Code that draws figures:

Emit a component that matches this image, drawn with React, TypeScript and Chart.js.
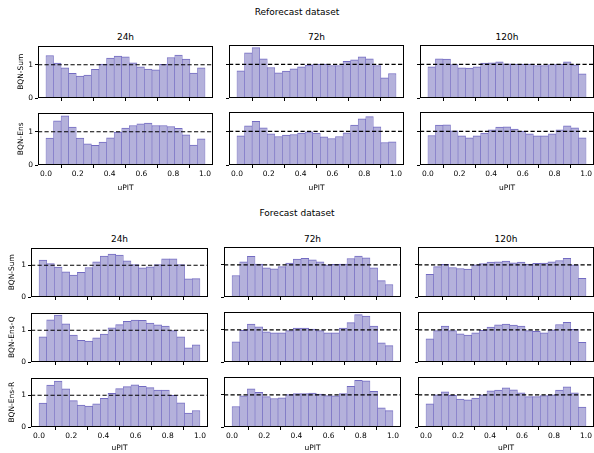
import React, { useEffect, useRef } from 'react';
import { Chart, registerables } from 'chart.js';
Chart.register(...registerables);

// ---------- data ----------
const leadTimes = ['24h', '72h', '120h'];
const xTickValues = [0, 0.2, 0.4, 0.6, 0.8, 1.0];
const yTickValues = [0, 1];
const binCount = 21;
const binCenters = Array.from({ length: binCount }, (_, i) => (i + 0.5) / binCount);

// Reforecast dataset
const refSum24 = [1.28, 1.05, 0.91, 0.74, 0.66, 0.69, 0.86, 1.02, 1.20, 1.26, 1.24, 1.06, 0.94, 0.87, 0.85, 1.01, 1.22, 1.29, 1.17, 0.75, 0.91];
const refSum72 = [0.81, 1.35, 1.50, 1.17, 0.91, 0.75, 0.80, 0.87, 0.93, 0.98, 1.01, 1.01, 0.97, 0.97, 1.09, 1.14, 1.23, 1.17, 0.97, 0.60, 0.73];
const refSum120 = [0.93, 1.17, 1.16, 1.00, 0.90, 0.89, 0.93, 1.04, 1.05, 1.08, 1.02, 1.01, 1.01, 1.01, 0.97, 0.97, 1.00, 1.01, 1.08, 0.99, 0.72];
const refEns24 = [0.81, 1.33, 1.48, 1.14, 0.81, 0.64, 0.59, 0.69, 0.82, 0.99, 1.11, 1.19, 1.24, 1.26, 1.19, 1.19, 1.16, 1.10, 0.91, 0.60, 0.79];
const refEns72 = [0.87, 1.17, 1.30, 1.11, 0.93, 0.85, 0.89, 0.91, 0.95, 0.99, 0.95, 0.84, 0.79, 0.85, 0.96, 1.19, 1.38, 1.44, 1.14, 0.67, 0.69];
const refEns120 = [0.88, 1.19, 1.20, 1.02, 0.87, 0.81, 0.87, 0.95, 1.05, 1.13, 1.14, 1.07, 1.01, 0.93, 0.87, 0.87, 0.93, 1.05, 1.17, 1.11, 0.81];

// Forecast dataset
const fcSum24 = [1.16, 1.05, 0.94, 0.79, 0.69, 0.78, 0.93, 1.11, 1.29, 1.35, 1.32, 1.14, 1.02, 0.92, 0.95, 1.02, 1.20, 1.20, 1.02, 0.57, 0.58];
const fcSum72 = [0.67, 1.10, 1.27, 1.03, 0.91, 0.88, 0.95, 1.06, 1.18, 1.21, 1.16, 1.10, 1.00, 1.02, 1.03, 1.20, 1.28, 1.22, 0.91, 0.51, 0.39];
const fcSum120 = [0.71, 0.95, 1.02, 0.92, 0.89, 0.87, 1.00, 1.04, 1.09, 1.10, 1.12, 1.07, 1.09, 1.03, 1.05, 1.06, 1.10, 1.14, 1.21, 1.00, 0.58];
const fcEnsQ24 = [0.79, 1.33, 1.48, 1.20, 0.85, 0.68, 0.66, 0.76, 0.88, 1.08, 1.18, 1.28, 1.32, 1.31, 1.23, 1.17, 1.13, 0.99, 0.79, 0.45, 0.54];
const fcEnsQ72 = [0.63, 0.99, 1.18, 1.10, 0.94, 0.91, 0.91, 0.98, 1.06, 1.06, 1.03, 0.98, 0.91, 0.91, 1.06, 1.23, 1.48, 1.43, 1.12, 0.60, 0.51];
const fcEnsQ120 = [0.72, 0.98, 1.12, 0.98, 0.88, 0.84, 0.91, 0.99, 1.09, 1.16, 1.18, 1.15, 1.12, 0.98, 0.96, 0.91, 1.00, 1.17, 1.24, 1.02, 0.61];
const fcEnsR24 = [0.75, 1.32, 1.45, 1.20, 0.83, 0.69, 0.66, 0.73, 0.90, 1.06, 1.21, 1.27, 1.33, 1.28, 1.24, 1.16, 1.16, 1.00, 0.76, 0.44, 0.52];
const fcEnsR72 = [0.64, 0.97, 1.19, 1.08, 0.95, 0.89, 0.91, 1.01, 1.04, 1.04, 1.06, 1.03, 0.98, 0.97, 1.04, 1.27, 1.46, 1.44, 1.11, 0.60, 0.51];
const fcEnsR120 = [0.72, 1.00, 1.10, 0.99, 0.87, 0.85, 0.90, 1.00, 1.13, 1.15, 1.22, 1.16, 1.07, 0.95, 0.95, 0.98, 1.00, 1.15, 1.25, 1.07, 0.62];

const reforecastRows = [
  { label: 'BQN-Sum', series: [refSum24, refSum72, refSum120] },
  { label: 'BQN-Ens', series: [refEns24, refEns72, refEns120] },
];
const forecastRows = [
  { label: 'BQN-Sum', series: [fcSum24, fcSum72, fcSum120] },
  { label: 'BQN-Ens-Q', series: [fcEnsQ24, fcEnsQ72, fcEnsQ120] },
  { label: 'BQN-Ens-R', series: [fcEnsR24, fcEnsR72, fcEnsR120] },
];

// ---------- style / layout ----------
const FONT = "'DejaVu Sans', sans-serif";
const BAR_FILL = '#b4b1db';
const BAR_EDGE = '#736bc2';
const PAD_L = 40;
const PAD_T = 6;
const PAD_R = 6;
const PAD_B = 32;

type Rect = { l: number; t: number; w: number; h: number };

const framePlugin = {
  id: 'frame',
  afterDatasetsDraw(chart: any) {
    const { ctx, chartArea } = chart;
    const l = Math.round(chartArea.left) + 0.5;
    const t = Math.round(chartArea.top) + 0.5;
    const r = Math.round(chartArea.right) - 0.5;
    const b = Math.round(chartArea.bottom) - 0.5;
    ctx.save();
    ctx.strokeStyle = '#000';
    ctx.lineWidth = 1;
    ctx.strokeRect(l, t, r - l, b - t);
    ctx.restore();
  },
};

type PanelProps = {
  rect: Rect;
  values: number[];
  yMax: number;
  showYLabels: boolean;
  showXLabels: boolean;
  yTitle?: string;
  yTitlePad: number;
  xTitlePad: number;
};

function Panel({ rect, values, yMax, showYLabels, showXLabels, yTitle, yTitlePad, xTitlePad }: PanelProps) {
  const ref = useRef<HTMLCanvasElement>(null);
  const cw = rect.w + PAD_L + PAD_R;
  const ch = rect.h + PAD_T + PAD_B;
  useEffect(() => {
    const tickFont = { family: FONT, size: 7.5 };
    const chart = new Chart(ref.current as HTMLCanvasElement, {
      type: 'bar',
      data: {
        datasets: [
          {
            type: 'line',
            data: [{ x: -0.05, y: 1 }, { x: 1.05, y: 1 }],
            borderColor: '#000',
            borderWidth: 1.2,
            borderDash: [4.2, 2.3],
            pointRadius: 0,
            order: 0,
          } as any,
          {
            type: 'bar',
            data: binCenters.map((x, i) => ({ x, y: values[i] })),
            backgroundColor: BAR_FILL,
            borderColor: BAR_EDGE,
            borderWidth: { top: 1, left: 0.6, right: 0.6, bottom: 0 },
            borderSkipped: false,
            barPercentage: 1,
            categoryPercentage: 1,
            order: 1,
          } as any,
        ],
      },
      options: {
        animation: false,
        responsive: false,
        maintainAspectRatio: false,
        devicePixelRatio: 1,
        events: [],
        layout: { padding: { top: PAD_T, right: PAD_R, left: 0, bottom: 0 } },
        plugins: { legend: { display: false }, tooltip: { enabled: false }, title: { display: false } },
        scales: {
          x: {
            type: 'linear',
            min: -0.05,
            max: 1.05,
            offset: false,
            afterBuildTicks: (ax: any) => {
              ax.ticks = xTickValues.map((v) => ({ value: v }));
            },
            afterFit: (s: any) => {
              s.height = PAD_B;
            },
            ticks: {
              display: showXLabels,
              callback: (v: any) => Number(v).toFixed(1),
              font: tickFont,
              color: '#000',
              padding: 1.5,
              autoSkip: false,
              maxRotation: 0,
            },
            grid: { display: true, drawOnChartArea: false, drawTicks: true, tickLength: 3, color: '#000', lineWidth: 1 },
            border: { display: false },
            title: {
              display: showXLabels,
              text: 'uPIT',
              font: { family: FONT, size: 7.5 },
              color: '#000',
              padding: { top: 0, bottom: xTitlePad },
            },
          },
          y: {
            type: 'linear',
            min: 0,
            max: yMax,
            afterBuildTicks: (ax: any) => {
              ax.ticks = yTickValues.map((v) => ({ value: v }));
            },
            afterFit: (s: any) => {
              s.width = PAD_L;
            },
            ticks: {
              display: showYLabels,
              callback: (v: any) => String(v),
              font: tickFont,
              color: '#000',
              padding: 2,
            },
            grid: { display: true, drawOnChartArea: false, drawTicks: true, tickLength: 3, color: '#000', lineWidth: 1 },
            border: { display: false },
            title: {
              display: !!yTitle,
              text: yTitle || '',
              font: { family: FONT, size: 7.5 },
              color: '#000',
              padding: { top: yTitlePad, bottom: 0 },
            },
          },
        },
      } as any,
      plugins: [framePlugin],
    });
    return () => chart.destroy();
  }, []);
  return (
    <canvas
      ref={ref}
      width={cw}
      height={ch}
      style={{ position: 'absolute', left: rect.l - PAD_L, top: rect.t - PAD_T, width: cw, height: ch }}
    />
  );
}

const textStyle = (x: number, y: number, size: number): React.CSSProperties => ({
  position: 'absolute',
  left: x,
  top: y,
  transform: 'translate(-50%, -50%)',
  fontFamily: FONT,
  fontSize: size,
  color: '#000',
  whiteSpace: 'nowrap',
  lineHeight: 1,
});

// Section layouts
const refColL = [38, 229, 420];
const refColW = [175, 175, 174];
const refRowT = [45, 112];
const refRowH = 53;
const fcColL = [31, 224, 418];
const fcColW = [177, 177, 176];
const fcRowT = [247, 312, 377];
const fcRowH = 50;

export default function App() {
  useEffect(() => {
    document.body.style.margin = '0';
  }, []);
  const panels: React.ReactNode[] = [];
  reforecastRows.forEach((row, ri) => {
    row.series.forEach((vals, ci) => {
      panels.push(
        <Panel
          key={`r${ri}${ci}`}
          rect={{ l: refColL[ci], t: refRowT[ri], w: refColW[ci], h: refRowH }}
          values={vals}
          yMax={1.58}
          showYLabels={ci === 0}
          showXLabels={ri === reforecastRows.length - 1}
          yTitle={ci === 0 ? row.label : undefined}
          yTitlePad={18.5}
          xTitlePad={4.5}
        />
      );
    });
  });
  forecastRows.forEach((row, ri) => {
    row.series.forEach((vals, ci) => {
      panels.push(
        <Panel
          key={`f${ri}${ci}`}
          rect={{ l: fcColL[ci], t: fcRowT[ri], w: fcColW[ci], h: fcRowH }}
          values={vals}
          yMax={1.56}
          showYLabels={ci === 0}
          showXLabels={ri === forecastRows.length - 1}
          yTitle={ci === 0 ? row.label : undefined}
          yTitlePad={16.5}
          xTitlePad={6.5}
        />
      );
    });
  });
  return (
    <div style={{ position: 'absolute', left: 0, top: 0, width: 594, height: 453, background: '#fff', overflow: 'hidden' }}>
      <div style={textStyle(297, 12, 9)}>Reforecast dataset</div>
      {leadTimes.map((lt, ci) => (
        <div key={`rt${ci}`} style={textStyle(refColL[ci] + refColW[ci] / 2, 37, 9)}>{lt}</div>
      ))}
      <div style={textStyle(297, 213, 9)}>Forecast dataset</div>
      {leadTimes.map((lt, ci) => (
        <div key={`ft${ci}`} style={textStyle(fcColL[ci] + fcColW[ci] / 2, 239, 9)}>{lt}</div>
      ))}
      {panels}
    </div>
  );
}
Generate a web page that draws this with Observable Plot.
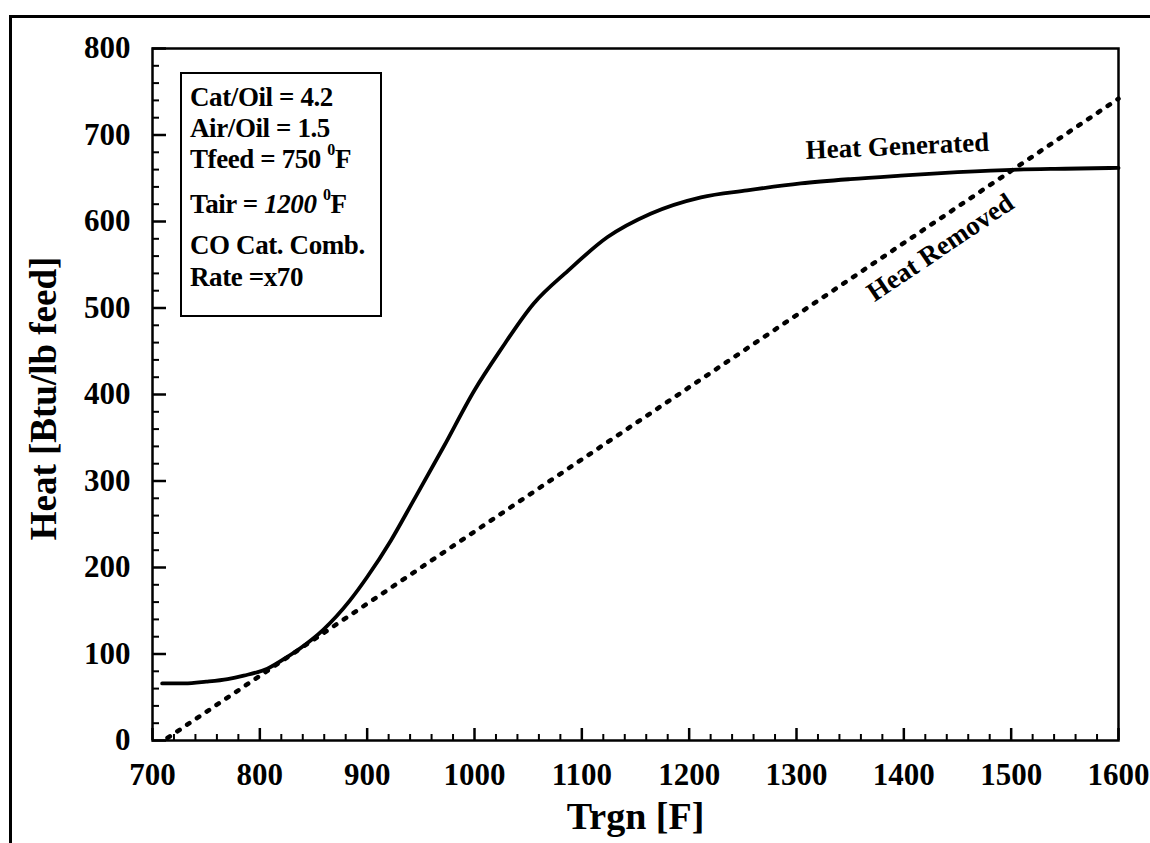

### WRITTEN PROBLEM
Return, please, the exact lines from the beginning of the entries above through the line containing "Chart.register(...registerables);", both included; pictures are left out.

### THE ANSWER
Emit a component that matches this image, drawn with React, TypeScript and Chart.js.
import React, { useEffect, useRef } from 'react';
import { Chart, registerables } from 'chart.js';
Chart.register(...registerables);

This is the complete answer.